Timothy (Τιμόθεος Timótheos) was a military commander of the Seleucid Empire, active during the mid 2nd century BCE and probably a governor in the land of Ammon and Gilead. He fought during the Maccabee campaigns of 163 BC against the local Jews, and later the Maccabee rebel army directly. He was eventually defeated by Judas Maccabeus (Judah Maccabee) at Dathema in Gilead.

==Primary sources==
No Greek records of Timothy remain, so all that is known of him are hostile accounts from the Jewish books of 1 Maccabees and 2 Maccabees. He appears briefly in Josephus's book Jewish Antiquities, but the work does not add any details on him not already in 1 Maccabees. According to these sources, Timothy hired mercenaries, both Arabian and Asian horsemen, and used those forces in a local struggle with the Jews of Ammon and Gilead. Judas Maccabeus's intervention drove him off and saved the besieged Jews, and according to 2 Maccabees, Timothy died, although the timing of when and how is somewhat unclear due to 2 Maccabees seemingly describing the events out-of-order. As an additional complication, a Seleucid commander named Timothy is described in 2 Maccabees 8, 2 Maccabees 10 (which describes Timothy's death), and 2 Maccabees 12, but it is disputed whether it is the same Timothy being referred to, or else separate people named Timothy, which would allow the account in Chapter 12 to come chronologically after the death of Timothy in Chapter 10.

==Analysis==
Most scholars accept that 1 Maccabees Chapter 5 and 2 Maccabees Chapter 12 are describing the same rough struggle; they both mention a struggle at Carnaim and include many similar locations. Bezalel Bar-Kochva additionally argues that both 2 Maccabees Chapter 8 and 10 are also referring to the same campaign. In Chapter 8, the inclusion of the incident appears to be "associative writing" as both the Battle of Emmaus described earlier in the chapter, and the clash with Timothy, stress the noble behavior of the Jewish army: they stop plundering and divide the spoils equally between widows, orphans, and the wounded, hence being relevant to insert into the narrative. Chapter 8 also mentions the mention of a death of a phylarch (literally "tribal commander"), which Bar-Kochva argues was likely an Arab sheikh of a tribe allied with Timothy as described in 1 Maccabees 5. While a direct reading of 2 Maccabees 10 suggests it is referring to a separate invasion of Judea, it is often argued that "Gezer" (in western Judea) was a distorted memory or translation of "Jazer" (in Ammon), and someone who did not recognize Jazer accidentally moved the incident to Gezer in the 2 Maccabees version. Bar-Kochva notes that the Egyptian epitomist of 2 Maccabees does not appear very familiar with the geography of Coele-Syria, rendering such a mistake plausible. He further argues that there was just one Timothy, and that Jason of Cyrene's lost history probably described the fates of enemy commanders in some detail, hence a list of Timothy's brothers being included; that would mean that the account of Timothy's death in Chapter 10 likely was reliable and originated from Jason's history, even if the moralistic slant where it was explained as a belated punishment for blasphemy might have been the epitomist's addition.

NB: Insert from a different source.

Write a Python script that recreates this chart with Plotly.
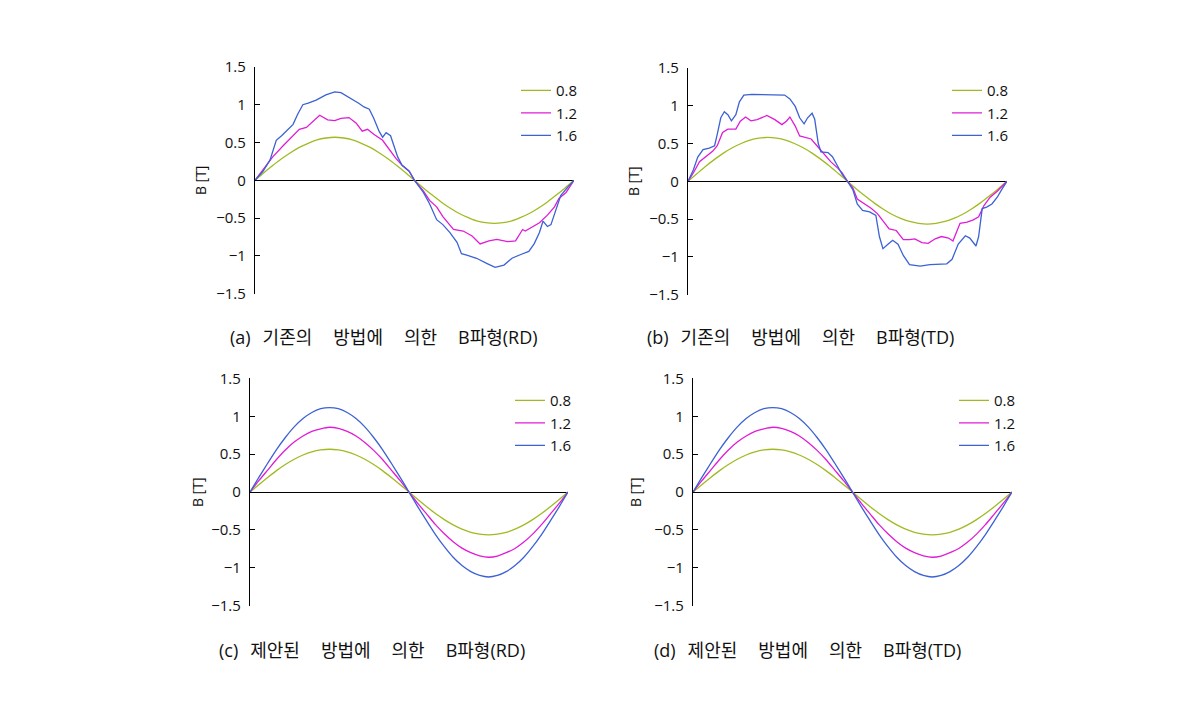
import plotly.graph_objects as go

W, H = 1190, 711

# ---------------- data (degrees of one period, flux density B [T]) ----------------
deg10 = [0, 10, 20, 30, 40, 50, 60, 70, 80, 90, 100, 110, 120, 130, 140, 150, 160, 170, 180,
         190, 200, 210, 220, 230, 240, 250, 260, 270, 280, 290, 300, 310, 320, 330, 340, 350, 360]

# (a) conventional method, RD
green_a = [0, 0.10, 0.195, 0.285, 0.365, 0.435, 0.49, 0.535, 0.56, 0.57, 0.56, 0.535, 0.49, 0.435, 0.365, 0.285, 0.195, 0.10, 0,
           -0.10, -0.195, -0.285, -0.365, -0.435, -0.49, -0.535, -0.56, -0.57, -0.56, -0.535, -0.49, -0.435, -0.365, -0.285, -0.195, -0.10, 0]
mag_a_deg = [0, 9, 20, 32, 43, 50, 58, 65, 73, 82, 90, 97, 106, 114, 121, 127, 134, 144, 151, 159, 166, 174, 180,
             190, 197, 205, 212, 224, 235, 245, 254, 264, 273, 285, 294, 302, 305, 313, 321, 330, 338, 343, 351, 360]
mag_a = [0, 0.14, 0.31, 0.46, 0.59, 0.675, 0.70, 0.78, 0.86, 0.80, 0.79, 0.82, 0.83, 0.76, 0.65, 0.675, 0.61, 0.53, 0.42, 0.29, 0.20, 0.12, 0,
         -0.14, -0.265, -0.35, -0.48, -0.65, -0.67, -0.735, -0.84, -0.80, -0.78, -0.81, -0.80, -0.65, -0.67, -0.61, -0.56, -0.46, -0.35, -0.24, -0.16, 0]
blue_a_deg = [0, 9, 17, 24, 30, 35, 43, 48, 54, 60, 69, 80, 90, 97, 106, 117, 123, 129, 134, 140, 144, 148, 153, 157, 161, 166, 174, 180,
              190, 197, 205, 212, 220, 228, 233, 239, 250, 262, 271, 281, 290, 300, 309, 315, 321, 325, 330, 334, 340, 345, 353, 360]
blue_a = [0, 0.12, 0.27, 0.53, 0.59, 0.65, 0.74, 0.87, 1.0, 1.02, 1.06, 1.13, 1.17, 1.16, 1.10, 1.02, 0.97, 0.94, 0.82, 0.65, 0.57, 0.63, 0.59, 0.44, 0.31, 0.20, 0.12, 0,
          -0.16, -0.31, -0.52, -0.585, -0.69, -0.82, -0.97, -0.99, -1.03, -1.10, -1.15, -1.12, -1.03, -0.98, -0.94, -0.84, -0.69, -0.54, -0.61, -0.585, -0.39, -0.20, -0.09, 0]

# (b) conventional method, TD
green_b = [0, 0.10, 0.20, 0.29, 0.373, 0.444, 0.50, 0.545, 0.571, 0.58, 0.571, 0.545, 0.50, 0.444, 0.373, 0.29, 0.20, 0.10, 0,
           -0.10, -0.195, -0.285, -0.365, -0.435, -0.49, -0.53, -0.555, -0.565, -0.555, -0.53, -0.49, -0.435, -0.365, -0.285, -0.195, -0.10, 0]
mag_b_deg = [0, 6, 13, 20, 28, 33, 39, 45, 54, 59, 65, 71, 78, 89, 98, 106, 111, 115, 121, 126, 134, 139, 147, 154, 161, 169, 174, 180,
             186, 191, 199, 207, 214, 222, 227, 235, 243, 250, 256, 264, 271, 279, 286, 294, 299, 307, 315, 322, 328, 334, 341, 349, 354, 360]
mag_b = [0, 0.11, 0.26, 0.33, 0.40, 0.47, 0.645, 0.69, 0.69, 0.795, 0.85, 0.80, 0.815, 0.87, 0.815, 0.75, 0.795, 0.85, 0.73, 0.60, 0.57, 0.56, 0.45, 0.35, 0.26, 0.175, 0.11, 0,
         -0.085, -0.235, -0.30, -0.36, -0.43, -0.555, -0.63, -0.65, -0.77, -0.77, -0.76, -0.81, -0.82, -0.76, -0.73, -0.75, -0.79, -0.555, -0.54, -0.51, -0.47, -0.32, -0.21, -0.13, -0.065, 0]
blue_b_deg = [0, 6, 11, 17, 24, 30, 33, 37, 41, 45, 49, 54, 58, 63, 72, 83, 93, 102, 109, 115, 121, 126, 131, 135, 140, 143, 147, 150, 158, 163, 169, 174, 180,
              186, 191, 197, 205, 212, 216, 220, 226, 231, 237, 243, 250, 262, 273, 284, 292, 298, 305, 313, 318, 325, 328, 332, 337, 343, 349, 354, 360]
blue_b = [0, 0.15, 0.32, 0.42, 0.44, 0.47, 0.62, 0.84, 0.92, 0.88, 0.80, 0.88, 1.05, 1.14, 1.15, 1.145, 1.14, 1.145, 1.14, 1.09, 0.99, 0.84, 0.76, 0.84, 0.90, 0.82, 0.50, 0.39, 0.38, 0.325, 0.20, 0.09, 0,
          -0.11, -0.30, -0.385, -0.405, -0.45, -0.73, -0.89, -0.83, -0.78, -0.83, -0.98, -1.10, -1.12, -1.10, -1.10, -1.09, -1.03, -0.83, -0.72, -0.75, -0.855, -0.73, -0.36, -0.34, -0.30, -0.21, -0.11, 0]

# (c) proposed method, RD
green_c = [0, 0.098, 0.193, 0.283, 0.363, 0.433, 0.489, 0.531, 0.556, 0.565, 0.556, 0.531, 0.489, 0.433, 0.363, 0.283, 0.193, 0.098, 0,
           -0.098, -0.193, -0.283, -0.363, -0.433, -0.489, -0.531, -0.556, -0.565, -0.556, -0.531, -0.489, -0.433, -0.363, -0.283, -0.193, -0.098, 0]
mag_c = [0, 0.15, 0.29, 0.43, 0.555, 0.66, 0.74, 0.80, 0.835, 0.855, 0.84, 0.80, 0.74, 0.655, 0.55, 0.43, 0.29, 0.15, 0,
         -0.15, -0.29, -0.43, -0.55, -0.655, -0.74, -0.80, -0.84, -0.86, -0.845, -0.80, -0.745, -0.66, -0.555, -0.43, -0.29, -0.15, 0]
blue_c = [0, 0.195, 0.38, 0.56, 0.72, 0.86, 0.97, 1.05, 1.10, 1.115, 1.10, 1.05, 0.97, 0.86, 0.72, 0.56, 0.38, 0.195, 0,
          -0.195, -0.38, -0.56, -0.72, -0.86, -0.97, -1.05, -1.10, -1.12, -1.10, -1.05, -0.97, -0.86, -0.72, -0.56, -0.38, -0.195, 0]

# (d) proposed method, TD
green_d = [0, 0.098, 0.193, 0.283, 0.363, 0.433, 0.489, 0.531, 0.556, 0.565, 0.556, 0.531, 0.489, 0.433, 0.363, 0.283, 0.193, 0.098, 0,
           -0.098, -0.193, -0.283, -0.363, -0.433, -0.489, -0.531, -0.556, -0.565, -0.556, -0.531, -0.489, -0.433, -0.363, -0.283, -0.193, -0.098, 0]
mag_d = [0, 0.15, 0.29, 0.43, 0.555, 0.66, 0.74, 0.80, 0.835, 0.855, 0.84, 0.80, 0.74, 0.655, 0.55, 0.43, 0.29, 0.15, 0,
         -0.15, -0.29, -0.43, -0.55, -0.655, -0.74, -0.80, -0.84, -0.86, -0.845, -0.80, -0.745, -0.66, -0.555, -0.43, -0.29, -0.15, 0]
blue_d = [0, 0.195, 0.38, 0.56, 0.72, 0.86, 0.97, 1.05, 1.10, 1.115, 1.10, 1.05, 0.97, 0.86, 0.72, 0.56, 0.38, 0.195, 0,
          -0.195, -0.38, -0.56, -0.72, -0.86, -0.97, -1.05, -1.10, -1.12, -1.10, -1.05, -0.97, -0.86, -0.72, -0.56, -0.38, -0.195, 0]

series_names = ["0.8", "1.2", "1.6"]
y_tickvals = [-1.5, -1, -0.5, 0, 0.5, 1, 1.5]
y_ticktext = ["\u22121.5", "\u22121", "\u22120.5", "0", "0.5", "1", "1.5"]
GAP = "\u2003\u2009"
captions = [
    "(a)\u2002\u2009기존의" + GAP + "방법에" + GAP + "의한" + GAP + "B파형(RD)",
    "(b)\u2002\u2009기존의" + GAP + "방법에" + GAP + "의한" + GAP + "B파형(TD)",
    "(c)\u2002\u2009제안된" + GAP + "방법에" + GAP + "의한" + GAP + "B파형(RD)",
    "(d)\u2002\u2009제안된" + GAP + "방법에" + GAP + "의한" + GAP + "B파형(TD)",
]
y_title = "B [T]"

# ---------------- styling / layout ----------------
COLORS = ["#a0bb22", "#e01cd6", "#3c62d4"]
FONT = "Open Sans, Noto Sans CJK KR, sans-serif"

# panel boxes in pixels: (x_left, x_right, y_top, y_bottom)
boxes = [(255, 574, 57.5, 291), (688, 1007, 58.5, 292), (250, 568, 378, 612), (693, 1012, 378, 612)]
ytitle_pos = [(200, 174), (633, 175), (197, 495), (635, 495)]
caption_pos = [(228, 335), (645, 335), (217, 658), (652, 658)]
legend_pos = [(516, 65), (947, 65), (510, 384), (954, 384)]

panels = [
    [(deg10, green_a), (mag_a_deg, mag_a), (blue_a_deg, blue_a)],
    [(deg10, green_b), (mag_b_deg, mag_b), (blue_b_deg, blue_b)],
    [(deg10, green_c), (deg10, mag_c), (deg10, blue_c)],
    [(deg10, green_d), (deg10, mag_d), (deg10, blue_d)],
]

fig = go.Figure()
layout = dict(
    width=W, height=H, margin=dict(l=0, r=0, t=0, b=0),
    paper_bgcolor="white", plot_bgcolor="white",
    font=dict(family=FONT, size=15, color="#111111"),
    showlegend=True, annotations=[],
)

for i, panel in enumerate(panels):
    n = "" if i == 0 else str(i + 1)
    leg = "legend" if i == 0 else f"legend{i + 1}"
    for j, (xs, ys) in enumerate(panel):
        smooth = (j == 0) or i >= 2
        fig.add_trace(go.Scatter(
            x=xs, y=ys, mode="lines", name=series_names[j],
            line=dict(color=COLORS[j], width=1.3, shape="spline" if smooth else "linear", smoothing=0.6),
            xaxis="x" + n, yaxis="y" + n, legend=leg, hoverinfo="skip",
        ))
    xl, xr, yt, yb = boxes[i]
    layout["xaxis" + n] = dict(
        domain=[xl / W, xr / W], range=[0, 360], anchor="y" + n,
        showgrid=False, zeroline=False, showline=False, showticklabels=False, ticks="",
    )
    layout["yaxis" + n] = dict(
        domain=[1 - yb / H, 1 - yt / H], range=[-1.5, 1.5], anchor="x" + n,
        showgrid=False, zeroline=True, zerolinecolor="black", zerolinewidth=1.2,
        showline=True, linecolor="black", linewidth=1.2,
        ticks="inside", ticklen=5, tickcolor="black",
        tickvals=y_tickvals, ticktext=y_ticktext, ticklabelstandoff=5,
        tickfont=dict(size=15, color="#111111"),
    )
    lx, ly = legend_pos[i]
    layout[leg] = dict(
        x=lx / W, y=1 - ly / H, xanchor="left", yanchor="top",
        bgcolor="rgba(0,0,0,0)", borderwidth=0, font=dict(size=15, color="#111111"),
        tracegroupgap=0,
    )
    tx, ty = ytitle_pos[i]
    layout["annotations"].append(dict(
        text=y_title, x=tx / W, y=1 - ty / H, xref="paper", yref="paper",
        showarrow=False, textangle=-90, font=dict(size=14, color="#111111"),
        xanchor="center", yanchor="middle",
    ))
    cx, cy = caption_pos[i]
    layout["annotations"].append(dict(
        text=captions[i], x=cx / W, y=1 - cy / H, xref="paper", yref="paper",
        showarrow=False, font=dict(size=18, color="#111111"),
        xanchor="left", yanchor="middle",
    ))

fig.update_layout(**layout)
fig.write_html(
    "out.html",
    config={"displayModeBar": False},
    post_script=(
        "document.documentElement.style.margin='0';"
        "document.body.style.margin='0';"
        "document.documentElement.style.overflow='hidden';"
        "var gd=document.getElementById('{plot_id}');"
        "gd.style.position='fixed';gd.style.left='0px';gd.style.top='0px';"
    ),
)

John D. Grainger is suspicious of the veracity of the accounts in the surviving sources, believing they probably exaggerated the Hasmonean's success. He argues that it seems more likely the Maccabee attacks were not particularly successful, Timothy successfully blocked the attack and defended Ammon (given the later retreat), and the Maccabees fell back with little more results than a looting expedition.